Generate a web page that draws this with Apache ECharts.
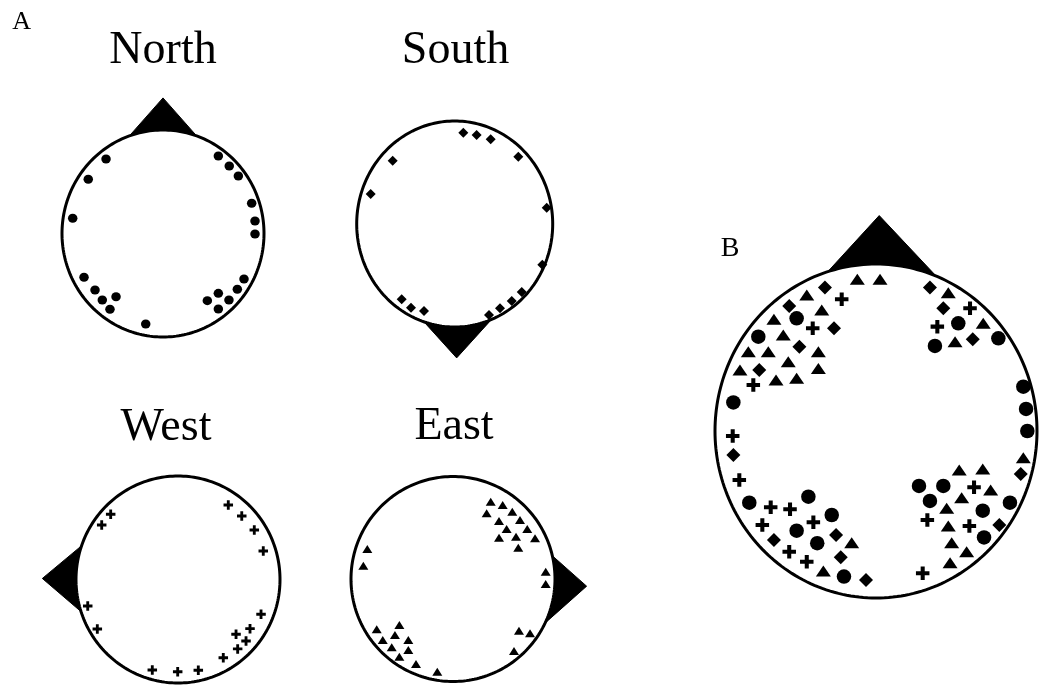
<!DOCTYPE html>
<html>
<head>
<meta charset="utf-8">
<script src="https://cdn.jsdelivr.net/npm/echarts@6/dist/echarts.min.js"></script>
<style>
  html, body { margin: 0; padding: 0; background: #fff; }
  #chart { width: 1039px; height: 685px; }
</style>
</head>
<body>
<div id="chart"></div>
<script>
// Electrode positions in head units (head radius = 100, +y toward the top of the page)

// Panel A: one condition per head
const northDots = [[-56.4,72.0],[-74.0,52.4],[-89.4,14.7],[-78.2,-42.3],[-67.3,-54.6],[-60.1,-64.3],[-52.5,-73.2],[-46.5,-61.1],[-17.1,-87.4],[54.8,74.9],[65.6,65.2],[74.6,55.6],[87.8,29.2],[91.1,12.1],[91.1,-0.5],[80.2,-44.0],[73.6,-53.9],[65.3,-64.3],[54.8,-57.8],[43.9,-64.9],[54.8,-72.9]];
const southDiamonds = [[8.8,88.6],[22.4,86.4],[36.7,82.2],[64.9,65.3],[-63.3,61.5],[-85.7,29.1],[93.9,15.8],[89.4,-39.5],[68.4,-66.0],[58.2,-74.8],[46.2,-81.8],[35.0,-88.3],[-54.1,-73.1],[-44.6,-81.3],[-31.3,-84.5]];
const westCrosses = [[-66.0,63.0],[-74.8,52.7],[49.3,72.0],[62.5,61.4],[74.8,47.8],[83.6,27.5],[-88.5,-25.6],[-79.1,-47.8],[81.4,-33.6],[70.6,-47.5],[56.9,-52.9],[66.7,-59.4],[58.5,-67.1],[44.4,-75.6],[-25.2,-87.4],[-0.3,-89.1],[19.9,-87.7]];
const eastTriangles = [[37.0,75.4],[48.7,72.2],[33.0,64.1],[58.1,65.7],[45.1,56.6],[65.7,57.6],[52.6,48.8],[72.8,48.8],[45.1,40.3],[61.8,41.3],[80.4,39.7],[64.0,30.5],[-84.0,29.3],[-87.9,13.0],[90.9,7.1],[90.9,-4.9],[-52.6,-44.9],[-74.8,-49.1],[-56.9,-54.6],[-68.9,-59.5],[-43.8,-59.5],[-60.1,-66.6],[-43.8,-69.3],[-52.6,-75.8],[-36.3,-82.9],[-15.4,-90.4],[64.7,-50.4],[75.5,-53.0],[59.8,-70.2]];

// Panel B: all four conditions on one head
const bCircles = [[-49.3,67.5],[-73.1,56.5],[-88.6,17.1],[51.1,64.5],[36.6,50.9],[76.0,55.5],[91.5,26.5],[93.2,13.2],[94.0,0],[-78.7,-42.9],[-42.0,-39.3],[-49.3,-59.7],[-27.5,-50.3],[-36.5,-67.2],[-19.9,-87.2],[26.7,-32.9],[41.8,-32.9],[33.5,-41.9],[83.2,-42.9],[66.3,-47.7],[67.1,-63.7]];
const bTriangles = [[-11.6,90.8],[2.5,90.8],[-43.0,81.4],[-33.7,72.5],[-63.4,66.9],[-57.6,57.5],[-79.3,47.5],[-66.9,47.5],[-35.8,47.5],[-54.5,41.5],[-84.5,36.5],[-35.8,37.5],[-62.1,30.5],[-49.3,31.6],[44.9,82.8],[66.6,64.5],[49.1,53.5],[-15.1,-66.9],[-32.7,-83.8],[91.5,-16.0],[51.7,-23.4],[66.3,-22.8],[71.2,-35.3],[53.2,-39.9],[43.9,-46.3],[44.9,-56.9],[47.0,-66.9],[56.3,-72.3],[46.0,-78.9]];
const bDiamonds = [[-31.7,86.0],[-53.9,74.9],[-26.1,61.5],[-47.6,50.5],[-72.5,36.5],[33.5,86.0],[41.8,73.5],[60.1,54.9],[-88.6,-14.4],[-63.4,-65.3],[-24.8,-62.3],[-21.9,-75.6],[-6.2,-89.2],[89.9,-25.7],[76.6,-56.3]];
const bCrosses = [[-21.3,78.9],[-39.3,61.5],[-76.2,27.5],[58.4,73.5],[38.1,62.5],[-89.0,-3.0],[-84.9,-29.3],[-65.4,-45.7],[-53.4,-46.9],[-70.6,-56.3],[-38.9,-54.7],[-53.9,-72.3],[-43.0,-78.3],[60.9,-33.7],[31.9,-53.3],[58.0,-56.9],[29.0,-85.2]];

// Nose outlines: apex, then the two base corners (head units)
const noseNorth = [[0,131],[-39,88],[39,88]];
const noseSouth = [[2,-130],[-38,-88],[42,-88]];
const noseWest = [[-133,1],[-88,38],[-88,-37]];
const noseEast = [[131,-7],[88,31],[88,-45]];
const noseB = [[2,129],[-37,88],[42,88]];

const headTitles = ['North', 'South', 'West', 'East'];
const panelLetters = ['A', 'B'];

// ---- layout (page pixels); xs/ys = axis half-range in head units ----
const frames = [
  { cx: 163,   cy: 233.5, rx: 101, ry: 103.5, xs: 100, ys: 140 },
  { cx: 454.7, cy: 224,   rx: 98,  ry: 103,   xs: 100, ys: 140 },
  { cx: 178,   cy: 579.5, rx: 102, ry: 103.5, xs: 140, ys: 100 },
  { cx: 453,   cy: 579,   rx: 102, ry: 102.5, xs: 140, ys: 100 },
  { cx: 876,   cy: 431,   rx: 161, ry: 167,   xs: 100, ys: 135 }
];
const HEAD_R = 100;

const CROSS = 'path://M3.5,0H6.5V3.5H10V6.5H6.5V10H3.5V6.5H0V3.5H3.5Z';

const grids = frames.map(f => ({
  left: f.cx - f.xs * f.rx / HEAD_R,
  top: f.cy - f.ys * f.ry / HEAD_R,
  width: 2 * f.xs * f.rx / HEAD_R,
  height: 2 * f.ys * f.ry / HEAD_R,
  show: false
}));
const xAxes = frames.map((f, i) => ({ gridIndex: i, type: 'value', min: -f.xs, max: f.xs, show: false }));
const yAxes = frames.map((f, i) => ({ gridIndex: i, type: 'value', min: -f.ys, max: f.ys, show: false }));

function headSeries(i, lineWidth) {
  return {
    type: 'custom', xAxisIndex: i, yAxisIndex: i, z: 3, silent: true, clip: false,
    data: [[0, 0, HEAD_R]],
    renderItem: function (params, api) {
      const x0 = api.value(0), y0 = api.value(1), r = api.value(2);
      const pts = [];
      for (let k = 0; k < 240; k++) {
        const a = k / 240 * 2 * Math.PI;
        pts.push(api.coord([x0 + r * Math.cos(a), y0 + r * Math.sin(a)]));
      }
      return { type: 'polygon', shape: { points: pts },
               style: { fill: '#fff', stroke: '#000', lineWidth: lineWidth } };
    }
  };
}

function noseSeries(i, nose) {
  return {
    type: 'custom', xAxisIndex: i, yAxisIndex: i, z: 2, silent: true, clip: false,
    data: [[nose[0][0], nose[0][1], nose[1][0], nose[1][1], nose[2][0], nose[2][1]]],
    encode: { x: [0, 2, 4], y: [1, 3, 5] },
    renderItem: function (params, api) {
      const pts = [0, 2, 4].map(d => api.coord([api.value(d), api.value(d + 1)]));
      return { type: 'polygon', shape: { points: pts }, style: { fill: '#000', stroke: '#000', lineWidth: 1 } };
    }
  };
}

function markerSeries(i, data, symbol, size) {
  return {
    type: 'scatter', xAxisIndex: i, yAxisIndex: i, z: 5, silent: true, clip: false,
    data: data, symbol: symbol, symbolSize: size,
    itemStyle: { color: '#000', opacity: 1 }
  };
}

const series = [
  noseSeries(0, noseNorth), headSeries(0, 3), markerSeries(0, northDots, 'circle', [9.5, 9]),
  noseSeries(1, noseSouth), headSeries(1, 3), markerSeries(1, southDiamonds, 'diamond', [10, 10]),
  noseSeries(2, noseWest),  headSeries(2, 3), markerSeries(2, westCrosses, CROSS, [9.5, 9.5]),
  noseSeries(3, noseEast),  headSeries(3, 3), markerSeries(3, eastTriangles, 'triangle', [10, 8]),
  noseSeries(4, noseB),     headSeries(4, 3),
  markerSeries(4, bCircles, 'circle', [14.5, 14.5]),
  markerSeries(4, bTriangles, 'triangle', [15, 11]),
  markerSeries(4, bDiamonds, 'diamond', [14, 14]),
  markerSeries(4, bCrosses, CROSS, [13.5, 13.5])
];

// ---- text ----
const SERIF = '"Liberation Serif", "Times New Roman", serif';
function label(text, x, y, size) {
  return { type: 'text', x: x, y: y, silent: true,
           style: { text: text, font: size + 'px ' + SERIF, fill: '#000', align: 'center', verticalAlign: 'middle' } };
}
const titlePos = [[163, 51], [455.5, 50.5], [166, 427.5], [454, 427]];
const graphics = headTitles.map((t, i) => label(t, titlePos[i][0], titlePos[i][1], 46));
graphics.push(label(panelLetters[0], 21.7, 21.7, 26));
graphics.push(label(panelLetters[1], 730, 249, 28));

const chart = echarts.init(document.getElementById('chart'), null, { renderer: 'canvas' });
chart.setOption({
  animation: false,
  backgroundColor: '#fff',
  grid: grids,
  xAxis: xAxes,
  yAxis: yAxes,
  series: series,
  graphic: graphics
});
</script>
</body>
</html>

════

Given request:
Restate the material word for word from its first line through the line containing "of the page)", both included; the pictures do not belong in it.

Result:
Generate a web page that draws this with Apache ECharts.
<!DOCTYPE html>
<html>
<head>
<meta charset="utf-8">
<script src="https://cdn.jsdelivr.net/npm/echarts@6/dist/echarts.min.js"></script>
<style>
  html, body { margin: 0; padding: 0; background: #fff; }
  #chart { width: 1039px; height: 685px; }
</style>
</head>
<body>
<div id="chart"></div>
<script>
// Electrode positions in head units (head radius = 100, +y toward the top of the page)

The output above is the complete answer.